Doc did some more experiments. He wrote:

I modeled it on
EW many ways…including: just like I had it wired on the bench …
and… (as you suggest)
with no voltage divider – right off the 15 Vdc rail –

… and in that case, it sucked 1.63ma through that pot as politely as
you please.
And in all the other cases, EW predicted even lower current draws.

So I tried wiring it up in the real-world again.
Since my power supply is so ‘raw’ i put a
1K 1watt resistor in series with the 13.5 v input
point and measured the current going in.
Everything behaved pretty close to the modeled
results until about the last 5% of the pots rotation…
then the current shot up precipitously
to about 350ma.
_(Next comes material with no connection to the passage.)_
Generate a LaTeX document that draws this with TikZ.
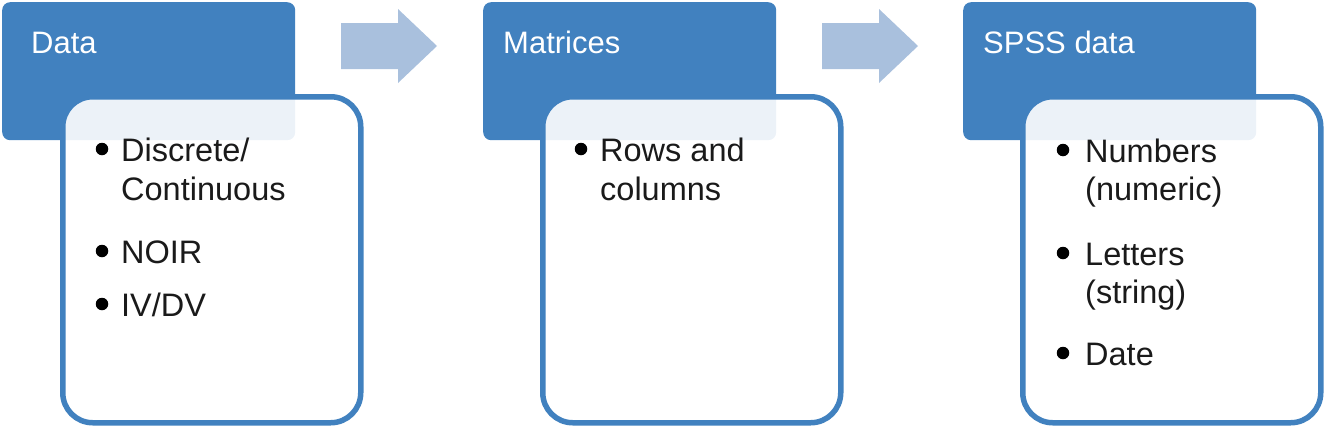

This happened right about 14.2 vdc at the wiper.

When I tried using a single transistor as a ‘poor-mans’ V-reg (at 13.5v), this current spike
occurred only when the pot was floored but
it cooked the transistor slowly… over time.

If I tried just dropping the 13.5 source down from 15 Vdc
with a couple of diodes (4001’s) the spike occurred
at the same point on the pot but it seemed
to break the diodes down suddenly, and that cooked the pot.

But when I built Don’s little opamp+PNP supply,
the current limiting seems to tame
this aberration and the circuit behaves very nicely.

I’m out of my depth to try and find the root cause and I’ve
contentedly built the Buchla design for the 13.5 ‘current-governor’ supply.

Grant collaborated with me a little and he
mentioned something intriguing that might be worth a look. I
note that you put in the precautionary resistors around the 4016 switch.
Be that as it may, Grant mentioned that that not all the old 1st-gen CMOS
(like 4016s & 4001s) were created equal. Some of the old ones lacked
internal diode protection that was added on later revisions and
this sudden mysterious greedy hogging of current could be an
old-style CMOS quirk.

This is purely a gut feel… but it looks to me like something
is hitting a systemic voltage threshold and going all superconductor.
I’ve seen ‘sort of’ similar conditions before and all
the previous similarities had CMOS involved. Don probably never
noted it because, like you, he was using real-deal
domesticated multi-output power supplies rather than the bareback DIY
stuff I use.

I really have no clue what might be going on here. As I said, I have
not been able to reproduce this issue, and looking over the circuit,
I can’t figure out where the crazy current draw might be coming from,
even if I try to imagine the CMOS getting wacky.

I am very interested to hear about people’s experiences with this.